En el espíritu de San Martín gravitaban con fuerza sus experiencias de soldado al servicio de la monarquía borbónica como las noticias que llegaban desde las posesiones americanas. Un llamado del terruño, de patriótica grandeza gestó el regreso. El 19 de enero de 1812, la fragata George Canning zarpaba en medio de la bruma con destino a Buenos Aires.
En tierras del Plata le esperaban grandes desafíos: poner su espada al servicio de la consecución de la Independencia de tres naciones: Argentina, Chile y Perú, empresa que acometió con la disciplina y responsabilidad que fueron la base de su accionar.
Dos grandes objetivos se impuso nuestro prócer: el primero para con la América, perseverando en sus planes emancipadores, su temperamento de libertador lo impulsaba a la acción en el dilatado espacio sudamericano, el segundo como soldado ante la guerra civil y sostenedor del orden legal. En este punto sentía invencible repugnancia a tomar partido en cuestiones intestinas. Sin pasiones locales, divorciado de los partidos, sin ambición política, estoico, austero, ético, un hombre grande que merece ser incluido en el panteón universal de los que aportan al progreso de la humanidad.
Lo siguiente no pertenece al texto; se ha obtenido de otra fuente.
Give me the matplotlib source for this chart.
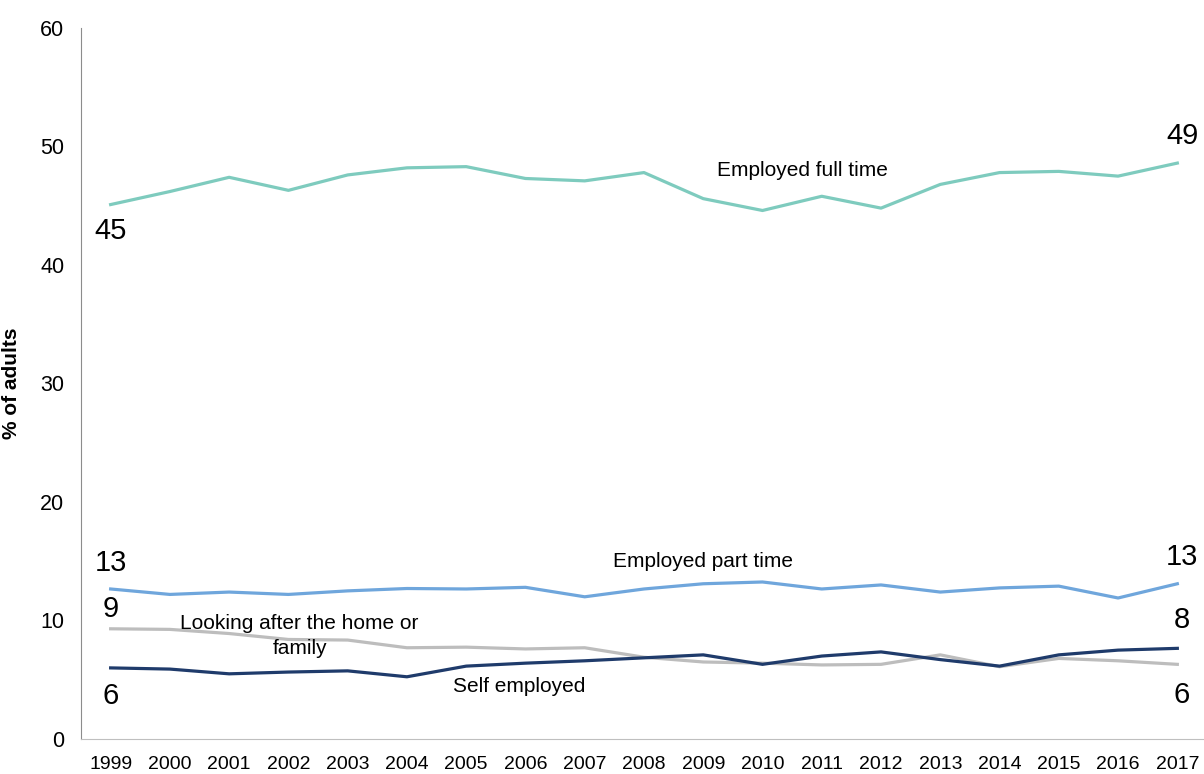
import matplotlib.pyplot as plt

plt.rcParams['font.family'] = ['Liberation Sans', 'DejaVu Sans']

# Survey years and share of adults (%) by employment status
years = list(range(1999, 2018))
full_time = [45.1, 46.2, 47.4, 46.3, 47.6, 48.2, 48.3, 47.3, 47.1, 47.8,
             45.6, 44.6, 45.8, 44.8, 46.8, 47.8, 47.9, 47.5, 48.6]
part_time = [12.66, 12.2, 12.4, 12.2, 12.5, 12.7, 12.66, 12.8, 12.0, 12.66,
             13.1, 13.25, 12.66, 13.0, 12.4, 12.75, 12.9, 11.9, 13.1]
home_family = [9.3, 9.25, 8.9, 8.4, 8.35, 7.7, 7.75, 7.6, 7.7, 6.9,
               6.5, 6.4, 6.25, 6.3, 7.1, 6.1, 6.8, 6.6, 6.3]
self_employed = [6.0, 5.9, 5.5, 5.65, 5.75, 5.25, 6.15, 6.4, 6.6, 6.85,
                 7.1, 6.3, 7.0, 7.35, 6.7, 6.15, 7.1, 7.5, 7.65]

fig = plt.figure(figsize=(12.04, 7.74), dpi=100)
ax = fig.add_axes([81 / 1204, 1 - 739 / 774, 1 - 81 / 1204, (739 - 28) / 774])

lw = 2.3
ax.plot(years, full_time, color='#7ECBBE', lw=lw)
ax.plot(years, part_time, color='#6FA6DC', lw=lw)
ax.plot(years, home_family, color='#BDBDBD', lw=lw)
ax.plot(years, self_employed, color='#1F3B6B', lw=lw)

ax.set_xlim(1998.5, 2017.45)
ax.set_ylim(0, 60)
ax.set_xticks(years)
ax.set_yticks(range(0, 61, 10))
ax.tick_params(axis='both', length=0)
ax.tick_params(axis='y', pad=12, labelsize=15.5)
ax.tick_params(axis='x', pad=12, labelsize=14)

for side in ['top', 'right']:
    ax.spines[side].set_visible(False)
ax.spines['left'].set_color('#8C8C8C')
ax.spines['bottom'].set_color('#BFBFBF')

ax.set_ylabel('% of adults', fontsize=15, fontweight='bold')
ax.yaxis.set_label_coords(-0.053, 0.5)

# End-point values, placed just above or below each line end
big = 21


def end_label(i, series, dy):
    x = years[i] + (0.08 if i == -1 else 0)
    ax.text(x, series[i] + dy, f'{series[i]:.0f}', fontsize=big, ha='center', va='center')


end_label(0, full_time, -2.2)
end_label(-1, full_time, 2.3)
end_label(0, part_time, 2.2)
end_label(-1, part_time, 2.3)
end_label(0, home_family, 1.7)
end_label(0, self_employed, -2.4)
end_label(-1, self_employed, 2.35)
end_label(-1, home_family, -2.6)

# Series names
lab = 15
ax.text(2010.67, 48.0, 'Employed full time', fontsize=lab, ha='center', va='center')
ax.text(2009.0, 15.0, 'Employed part time', fontsize=lab, ha='center', va='center')
ax.text(2002.19, 8.7, 'Looking after the home or\nfamily', fontsize=lab, ha='center', va='center',
        linespacing=1.4)
ax.text(2005.9, 4.4, 'Self employed', fontsize=lab, ha='center', va='center')

fig.savefig('out.png', dpi=100)
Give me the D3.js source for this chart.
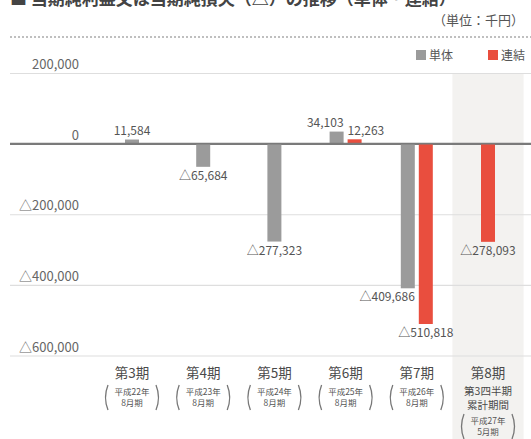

Es San Martín hombre de acción, pero también de pensamiento, un alma noble que eleva su pasión a la potencia del genio y las convierte en fuerzas para obrar sobre los acontecimientos.
A doscientos cuarenta y cinco años de su natalicio, y en momentos en que nuestra república se encuentra con una economía dinamitada, una sociedad fragmentada, en una gestión política que no atina a resolver los problemas de la ciudadanía, cabría que su dirigencia encuentre en las acciones sanmartinianas un norte a seguir y no derruir a la sociedad con estériles luchas intestinas.